Si en un point \(X_0\) la fonction \(f\) est différentiable, alors elle est continue et dérivable en \(X_0.\) Comme la différentielle présente une forme linéaire, toutes les propriétés de la linéarité se vérifient.

 

Exemple

Déterminer la différentielle totale de \(f(x^2y^3)\) puis donner une équation du plan tangent à la courbe représentative de \(f\) au point de coordonnées \((1\,;1)\) et une approximation affine de \(f\) au voisinage de ce point.

Calculons d’abord les deux dérivées partielles :

\(\frac{{\partial f}}{{\partial x}} = 2x{y^3}\) et \(\frac{{\partial f}}{{\partial y}} = 3{x^2}y\)

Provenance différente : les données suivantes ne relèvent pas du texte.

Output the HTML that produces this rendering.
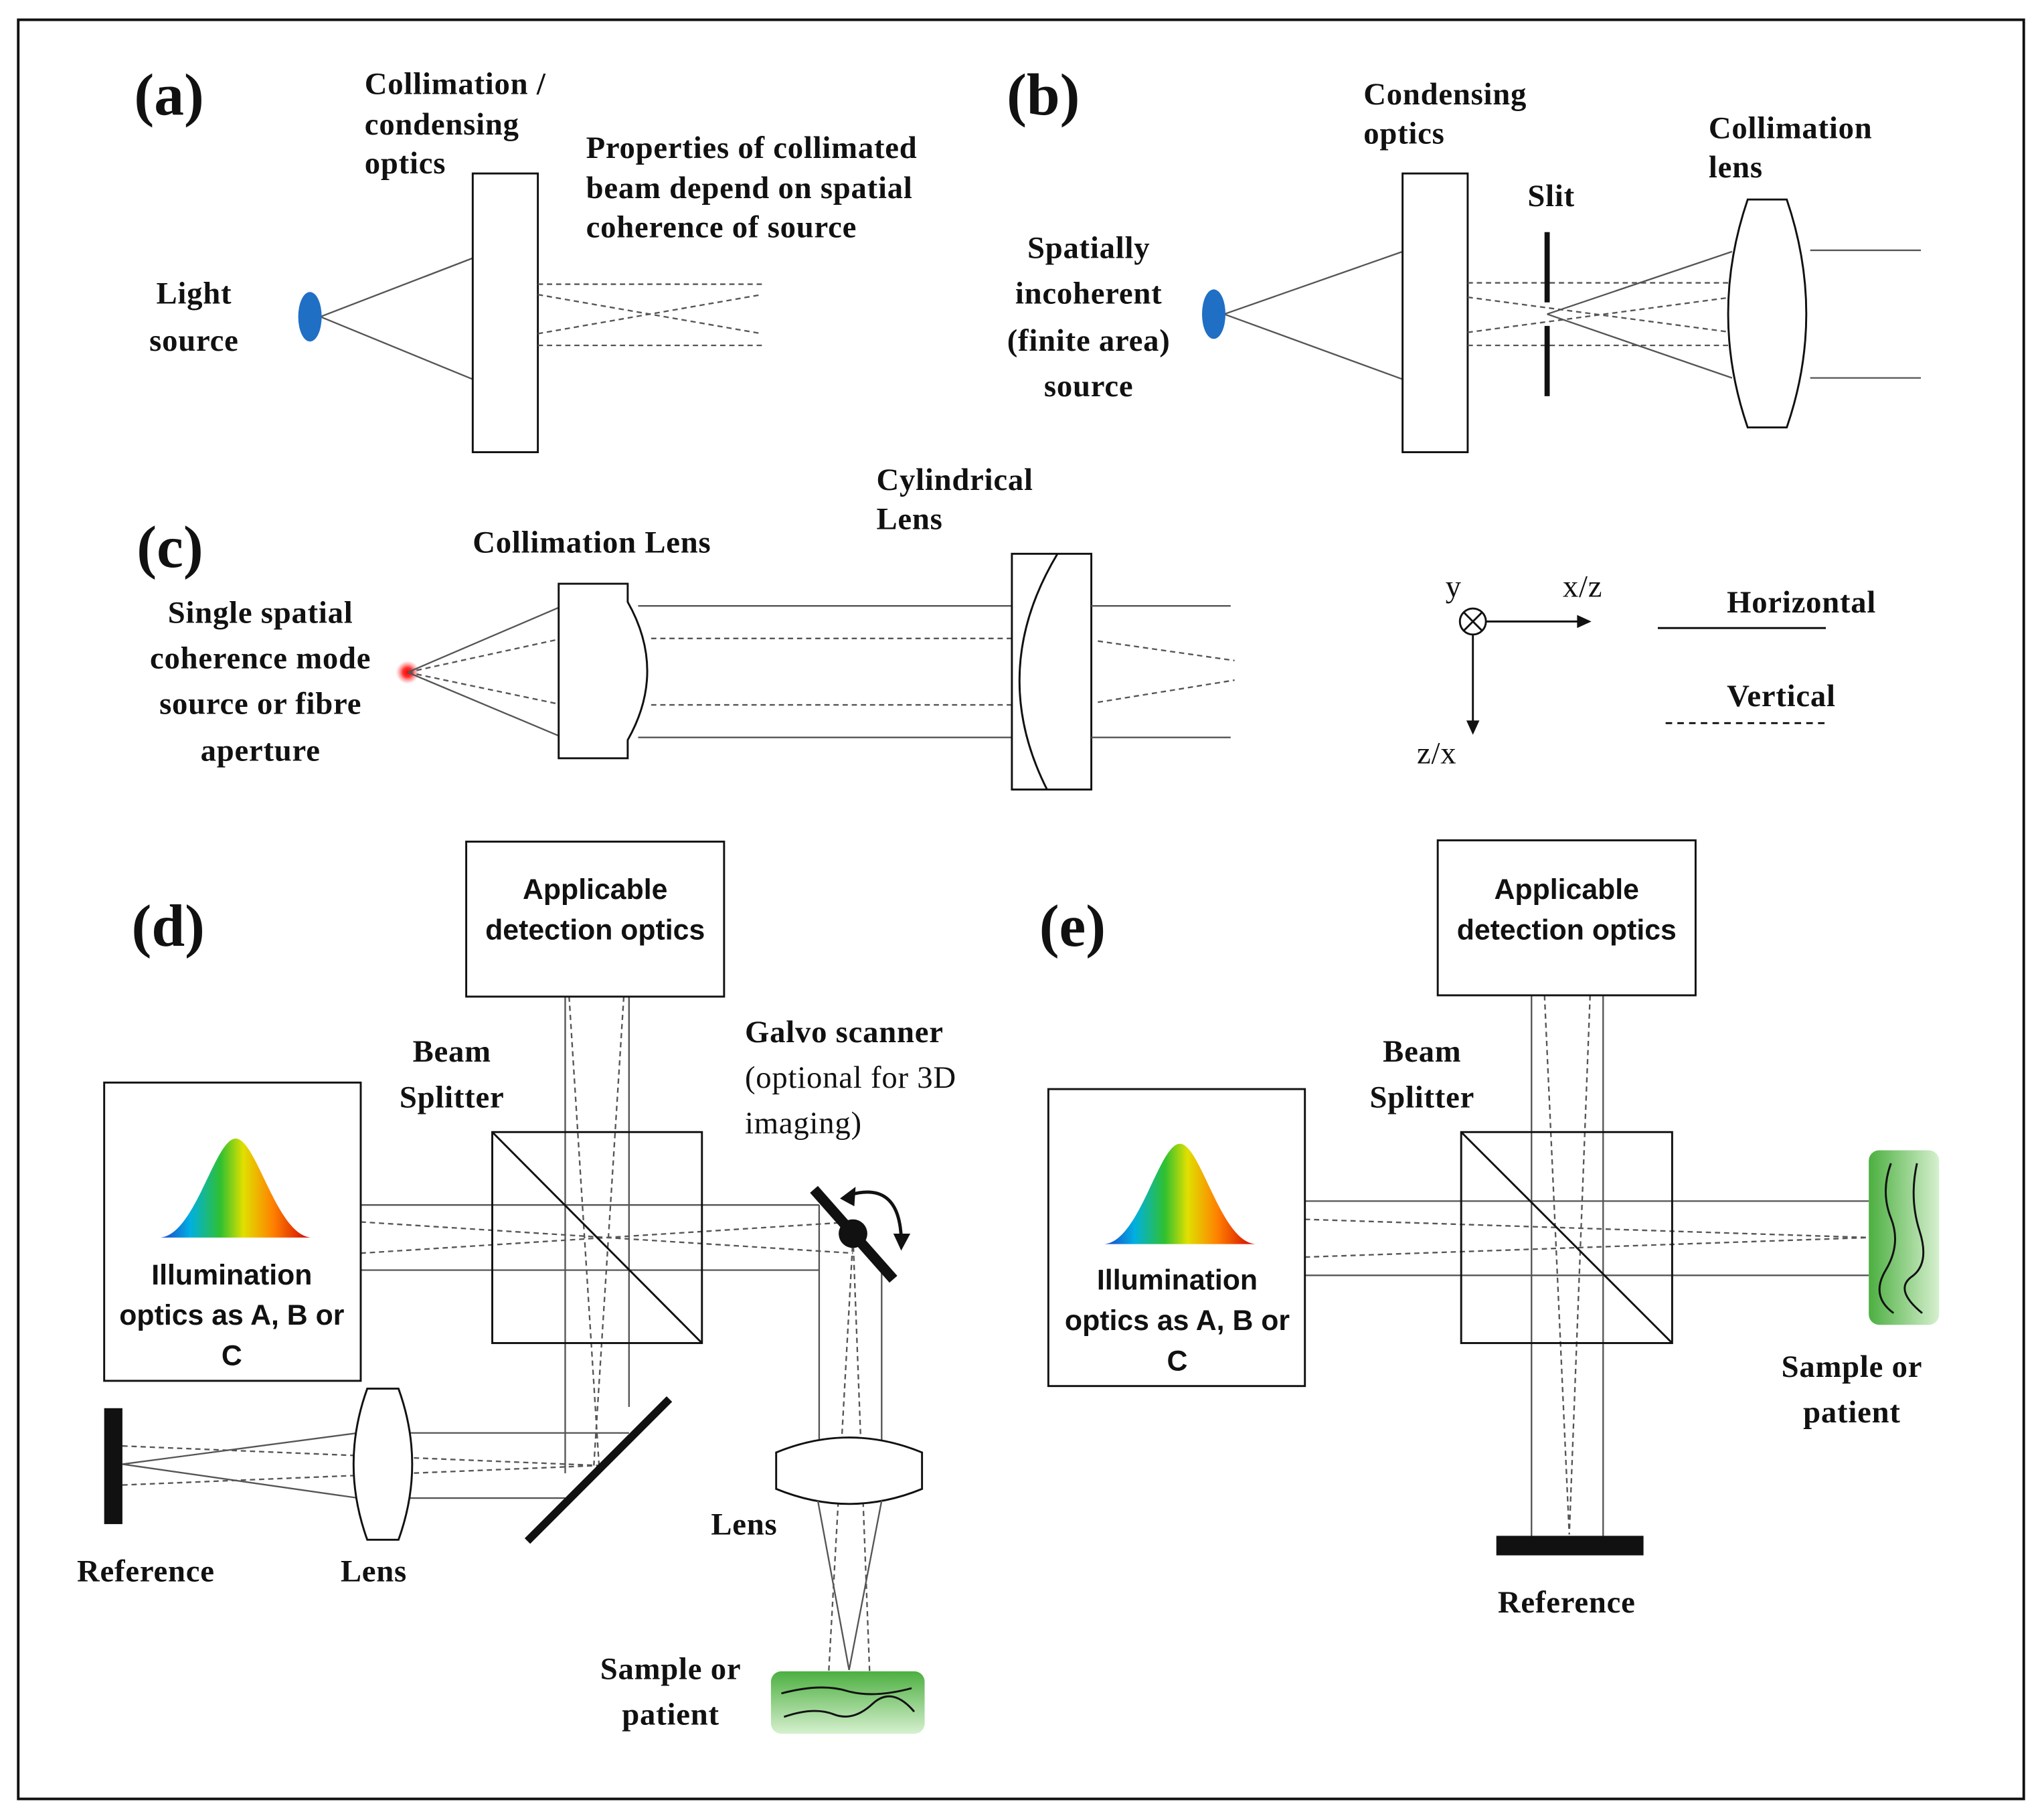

Par conséquent la différentielle n’est autre que \(df\) \(=\) \(2xy^3dx\) \(+\) \(3x^2y^2dy\) et au point \((1\,;1)\) nul besoin d’être surdoué pour déterminer la dérivée par rapport à \(x\) qui est égale à 2 et la dérivée par rapport à \(y\) qui est égale à 3. Par ailleurs, \(f(1\,; 1)\) \(= 1^2 × 13\) \(= 1.\) Donc on trouve l’équation du plan tangent :

\(Z = 1 +2(x - 1) + 3(y - 1)\) \(= 2x + 3y - 4\)

Approximation affine de \(f(1 + h_1\,; 1 + h_2)\) : il suffit de remplacer \(x\) et \(y.\)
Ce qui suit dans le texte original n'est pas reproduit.